DO THIS: Everything from the first line of the records below through the line containing "import matplotlib.pyplot as plt" is to be retyped exactly; leave out the rest.

DATA LISTING:
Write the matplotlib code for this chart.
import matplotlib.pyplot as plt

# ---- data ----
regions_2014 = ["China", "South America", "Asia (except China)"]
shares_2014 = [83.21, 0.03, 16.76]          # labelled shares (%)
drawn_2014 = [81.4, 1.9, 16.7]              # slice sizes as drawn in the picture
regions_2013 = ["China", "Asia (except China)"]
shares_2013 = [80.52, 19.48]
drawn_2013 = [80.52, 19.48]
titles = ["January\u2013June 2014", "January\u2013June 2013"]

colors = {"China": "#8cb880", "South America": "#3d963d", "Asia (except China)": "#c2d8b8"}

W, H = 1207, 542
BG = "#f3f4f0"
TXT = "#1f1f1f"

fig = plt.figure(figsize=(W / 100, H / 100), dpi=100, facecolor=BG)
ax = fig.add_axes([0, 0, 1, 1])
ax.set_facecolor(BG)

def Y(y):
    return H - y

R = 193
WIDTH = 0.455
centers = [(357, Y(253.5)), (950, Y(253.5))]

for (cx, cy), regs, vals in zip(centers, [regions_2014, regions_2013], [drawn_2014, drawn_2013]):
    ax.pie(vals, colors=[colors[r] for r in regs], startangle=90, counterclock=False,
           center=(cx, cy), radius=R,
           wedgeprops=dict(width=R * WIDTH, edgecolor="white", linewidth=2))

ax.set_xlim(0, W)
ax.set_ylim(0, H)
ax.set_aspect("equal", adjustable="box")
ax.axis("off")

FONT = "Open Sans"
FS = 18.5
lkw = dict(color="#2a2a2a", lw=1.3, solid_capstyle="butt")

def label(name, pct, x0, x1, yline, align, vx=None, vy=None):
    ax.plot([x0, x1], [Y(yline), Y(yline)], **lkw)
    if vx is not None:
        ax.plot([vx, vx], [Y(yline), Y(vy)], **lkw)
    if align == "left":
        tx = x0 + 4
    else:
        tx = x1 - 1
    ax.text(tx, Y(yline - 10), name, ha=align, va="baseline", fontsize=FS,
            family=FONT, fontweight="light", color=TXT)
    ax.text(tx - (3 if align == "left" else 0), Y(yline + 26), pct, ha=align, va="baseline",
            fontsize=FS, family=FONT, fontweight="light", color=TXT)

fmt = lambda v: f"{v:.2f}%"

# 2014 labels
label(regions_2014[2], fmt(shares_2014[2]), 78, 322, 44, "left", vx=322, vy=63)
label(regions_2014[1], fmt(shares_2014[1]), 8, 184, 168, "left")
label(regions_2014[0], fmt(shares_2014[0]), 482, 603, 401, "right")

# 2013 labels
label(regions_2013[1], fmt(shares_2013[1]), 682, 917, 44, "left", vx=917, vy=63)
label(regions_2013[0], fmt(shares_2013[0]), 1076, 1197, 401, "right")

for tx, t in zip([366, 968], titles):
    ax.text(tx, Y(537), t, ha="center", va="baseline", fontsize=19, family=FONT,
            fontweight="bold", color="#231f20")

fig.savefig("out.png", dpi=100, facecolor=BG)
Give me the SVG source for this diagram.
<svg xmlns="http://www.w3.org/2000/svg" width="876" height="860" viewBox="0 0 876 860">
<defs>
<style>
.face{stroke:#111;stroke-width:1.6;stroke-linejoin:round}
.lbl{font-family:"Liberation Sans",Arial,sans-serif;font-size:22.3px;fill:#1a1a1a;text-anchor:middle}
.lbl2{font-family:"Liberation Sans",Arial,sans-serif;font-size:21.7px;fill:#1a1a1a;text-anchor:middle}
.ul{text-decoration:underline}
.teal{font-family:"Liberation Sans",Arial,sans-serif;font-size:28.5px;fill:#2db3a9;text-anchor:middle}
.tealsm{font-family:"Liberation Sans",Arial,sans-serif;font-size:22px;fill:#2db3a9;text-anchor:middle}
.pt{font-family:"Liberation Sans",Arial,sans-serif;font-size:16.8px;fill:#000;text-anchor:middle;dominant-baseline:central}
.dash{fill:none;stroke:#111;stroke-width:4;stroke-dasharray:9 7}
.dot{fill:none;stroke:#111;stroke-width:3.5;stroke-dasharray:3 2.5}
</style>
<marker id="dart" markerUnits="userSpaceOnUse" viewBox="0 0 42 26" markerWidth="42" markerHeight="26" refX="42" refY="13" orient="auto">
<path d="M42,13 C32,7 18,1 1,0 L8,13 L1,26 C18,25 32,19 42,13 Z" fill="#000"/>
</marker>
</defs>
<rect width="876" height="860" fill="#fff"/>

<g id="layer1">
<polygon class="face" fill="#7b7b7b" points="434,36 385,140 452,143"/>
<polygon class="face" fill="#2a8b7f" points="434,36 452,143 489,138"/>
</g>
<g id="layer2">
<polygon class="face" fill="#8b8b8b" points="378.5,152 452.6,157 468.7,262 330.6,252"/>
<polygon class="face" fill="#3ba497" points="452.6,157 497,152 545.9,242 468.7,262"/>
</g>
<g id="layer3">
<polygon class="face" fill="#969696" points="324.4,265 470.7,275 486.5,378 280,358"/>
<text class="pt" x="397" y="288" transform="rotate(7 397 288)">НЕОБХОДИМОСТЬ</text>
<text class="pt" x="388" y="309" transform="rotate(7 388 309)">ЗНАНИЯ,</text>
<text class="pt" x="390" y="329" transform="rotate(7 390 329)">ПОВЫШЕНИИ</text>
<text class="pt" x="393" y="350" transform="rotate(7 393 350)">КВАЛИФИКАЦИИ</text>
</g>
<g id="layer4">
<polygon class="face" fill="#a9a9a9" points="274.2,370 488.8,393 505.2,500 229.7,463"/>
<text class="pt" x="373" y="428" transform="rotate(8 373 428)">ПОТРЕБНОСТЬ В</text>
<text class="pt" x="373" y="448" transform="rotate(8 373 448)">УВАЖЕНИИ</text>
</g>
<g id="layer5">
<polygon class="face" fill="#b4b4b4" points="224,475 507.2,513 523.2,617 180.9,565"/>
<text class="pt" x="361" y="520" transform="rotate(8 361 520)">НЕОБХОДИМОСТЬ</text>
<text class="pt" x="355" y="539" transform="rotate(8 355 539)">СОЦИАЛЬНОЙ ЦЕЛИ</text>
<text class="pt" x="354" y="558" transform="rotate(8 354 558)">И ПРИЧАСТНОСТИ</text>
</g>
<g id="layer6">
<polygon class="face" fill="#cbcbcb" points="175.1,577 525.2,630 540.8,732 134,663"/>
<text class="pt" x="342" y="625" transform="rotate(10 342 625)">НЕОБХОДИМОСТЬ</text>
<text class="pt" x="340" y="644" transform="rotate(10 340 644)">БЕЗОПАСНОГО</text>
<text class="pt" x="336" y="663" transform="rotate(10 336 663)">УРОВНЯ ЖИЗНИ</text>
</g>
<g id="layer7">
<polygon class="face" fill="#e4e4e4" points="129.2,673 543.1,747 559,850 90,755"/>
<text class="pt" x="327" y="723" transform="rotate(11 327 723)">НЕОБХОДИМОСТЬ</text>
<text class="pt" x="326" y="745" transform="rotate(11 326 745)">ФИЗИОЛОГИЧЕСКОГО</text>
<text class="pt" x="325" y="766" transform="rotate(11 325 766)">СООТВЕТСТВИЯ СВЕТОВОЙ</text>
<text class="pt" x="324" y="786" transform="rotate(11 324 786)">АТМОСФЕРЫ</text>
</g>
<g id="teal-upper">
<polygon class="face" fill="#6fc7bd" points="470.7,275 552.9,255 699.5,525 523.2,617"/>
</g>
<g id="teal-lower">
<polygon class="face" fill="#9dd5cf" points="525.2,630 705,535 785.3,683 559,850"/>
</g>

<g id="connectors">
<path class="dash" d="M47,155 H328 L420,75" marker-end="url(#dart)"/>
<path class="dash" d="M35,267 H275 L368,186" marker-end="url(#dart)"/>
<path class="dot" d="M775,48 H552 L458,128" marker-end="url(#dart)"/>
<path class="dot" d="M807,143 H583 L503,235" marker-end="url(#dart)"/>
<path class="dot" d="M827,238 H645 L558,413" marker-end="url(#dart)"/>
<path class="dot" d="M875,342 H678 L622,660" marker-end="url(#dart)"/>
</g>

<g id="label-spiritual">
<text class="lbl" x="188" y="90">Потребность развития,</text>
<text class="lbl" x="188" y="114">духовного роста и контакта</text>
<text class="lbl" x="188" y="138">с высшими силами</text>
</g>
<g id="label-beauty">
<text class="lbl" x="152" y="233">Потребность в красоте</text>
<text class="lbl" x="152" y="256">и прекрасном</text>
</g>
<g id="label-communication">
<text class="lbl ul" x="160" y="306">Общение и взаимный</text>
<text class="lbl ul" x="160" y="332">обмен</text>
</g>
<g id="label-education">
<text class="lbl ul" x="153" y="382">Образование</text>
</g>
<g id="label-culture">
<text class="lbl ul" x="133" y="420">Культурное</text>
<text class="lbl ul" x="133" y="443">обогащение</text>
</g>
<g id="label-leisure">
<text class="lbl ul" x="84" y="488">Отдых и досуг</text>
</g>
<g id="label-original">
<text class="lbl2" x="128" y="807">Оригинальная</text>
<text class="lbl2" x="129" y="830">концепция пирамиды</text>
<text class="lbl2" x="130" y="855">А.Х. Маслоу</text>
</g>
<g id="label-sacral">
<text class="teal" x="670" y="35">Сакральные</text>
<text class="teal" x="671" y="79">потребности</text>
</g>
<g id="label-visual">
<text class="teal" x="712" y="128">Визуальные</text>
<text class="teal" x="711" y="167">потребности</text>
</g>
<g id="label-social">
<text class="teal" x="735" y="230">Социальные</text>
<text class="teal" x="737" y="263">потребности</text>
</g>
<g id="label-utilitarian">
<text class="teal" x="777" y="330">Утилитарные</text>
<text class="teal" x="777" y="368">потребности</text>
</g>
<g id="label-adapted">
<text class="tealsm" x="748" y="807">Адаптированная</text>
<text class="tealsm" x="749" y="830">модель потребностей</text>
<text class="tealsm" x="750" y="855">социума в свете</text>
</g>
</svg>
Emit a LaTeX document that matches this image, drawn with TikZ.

FULL ANSWER:
Write the matplotlib code for this chart.
import matplotlib.pyplot as plt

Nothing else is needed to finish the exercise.